El ballet no es dulzura
Todo comienza con la partida de los gitanos que dejan al pueblo otra vez con su color de tierra blanca, seca. Es en ese instante cuando Aniceto ve a la Francisca y nace el amor que, como dice la ópera de Bizet, “es hijo de los gitanos, jamás conoció ley alguna. Si no me quieres, yo te quiero; y si te quiero ¡ten cuidado!”. Ese telón de fondo aporta a la historia un elemento turbador y misterioso, una atmósfera de destinos echados y fuerzas superiores a lo humano.
La danza, como se suele decir, es sólo una. Pero cada género se asocia a cosas diferentes. En ese sentido hay que destacar el acierto del director y de las coreógrafas que plantean un ballet con acentos de tipo clásico español, cargado de intensidad dramática, en el que Hernán Piquín pone de manifiesto toda la virilidad de su personaje. En tanto que las ejecuciones de Natalia Pelayo (la Francisca) son de ballet clásico, tradicionalmente asociado a la levedad, lo etéreo, lo bello y lo puro, las escenas de baile de la Lucía tienen mayor presencia del tango y la danza moderna o contemporánea, más asociadas a la naturaleza pasional y libre.
Cada uno de los intérpretes a su modo y todos en forma absolutamente magistral actúan, hablan (algo terminantemente prohibido en los escenarios del ballet) y representan mediante la danza sus más poderosas pasiones. Todas las escenas de baile son de una belleza extraordinaria: el ballet del encuentro del Aniceto y la Francisca, la danza que representa la primera noche entre Aniceto y la Lucía, el solo de la Francisca cuando descubre el engaño, el dúo en el que Aniceto intenta dominar, atrapar y arrinconar a la Lucía enrabiado de celos al verla con otro hombre, y el ballet del camino a la muerte cuando se decide a recuperar lo perdido.

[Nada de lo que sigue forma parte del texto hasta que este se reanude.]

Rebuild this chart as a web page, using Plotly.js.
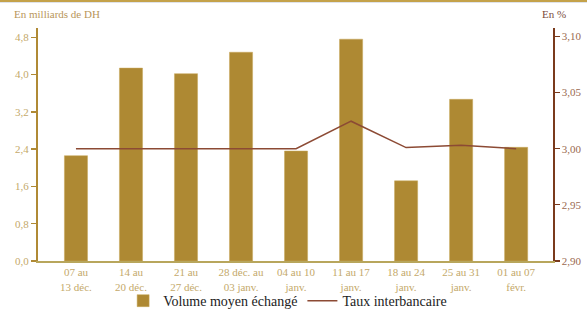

Tal como lo mencionó Piquín en una entrevista, Aniceto, filmada íntegramente en un hangar en Quilmes, se diferencia de otras películas en donde pueden verse diversas compañías de danza en acción como The Company, de Robert Altman, Centre Stage, de Nicholas Hynter, y otras en las que se retrata la vida de un bailarín, como Sol de medianoche o Billy Elliot.
Aniceto no es un ballet filmado ni una comedia musical, ni pertenece al género videodanza. Es una invención en la que el director se vale de todas las artes para escenificar y vivificar su relato. En ese sentido, se asemeja más a los planteos del director español Carlos Saura. Es de esperar que, con la balletomanía desatada el año pasado por Bocca y el cariño que los uruguayos tienen por Favio -tanto por el cantante como por el director cinematográfico- muchas personas vayan a ver Aniceto, que se estrenará en el Teatro Solís y luego en Cinemateca 18, y disfruten con sus maravillosas escenas de ballet, música y cuadros cinematográficos.
Todo esto me recuerda a algo que viene tangencialmente al caso: por estos días se puede ver un aviso de un refresco en vía pública en el que aparece el Ruso Pérez con la frente debidamente vendada y una leyenda que dice: “La dulzura es para el ballet”. Lo curioso del asunto es que el ballet -como muchos de los cuentos de los Hermanos Grimm- no tiene nada de dulce (puede resultar edulcorado, pero ése es otro tema). El ballet está lleno de dramas como el que pinta Favio, en donde los personajes parecen sucumbir a toda clase de fuerzas fatales que dejan atisbar al espectador el escalofrío de la tragedia.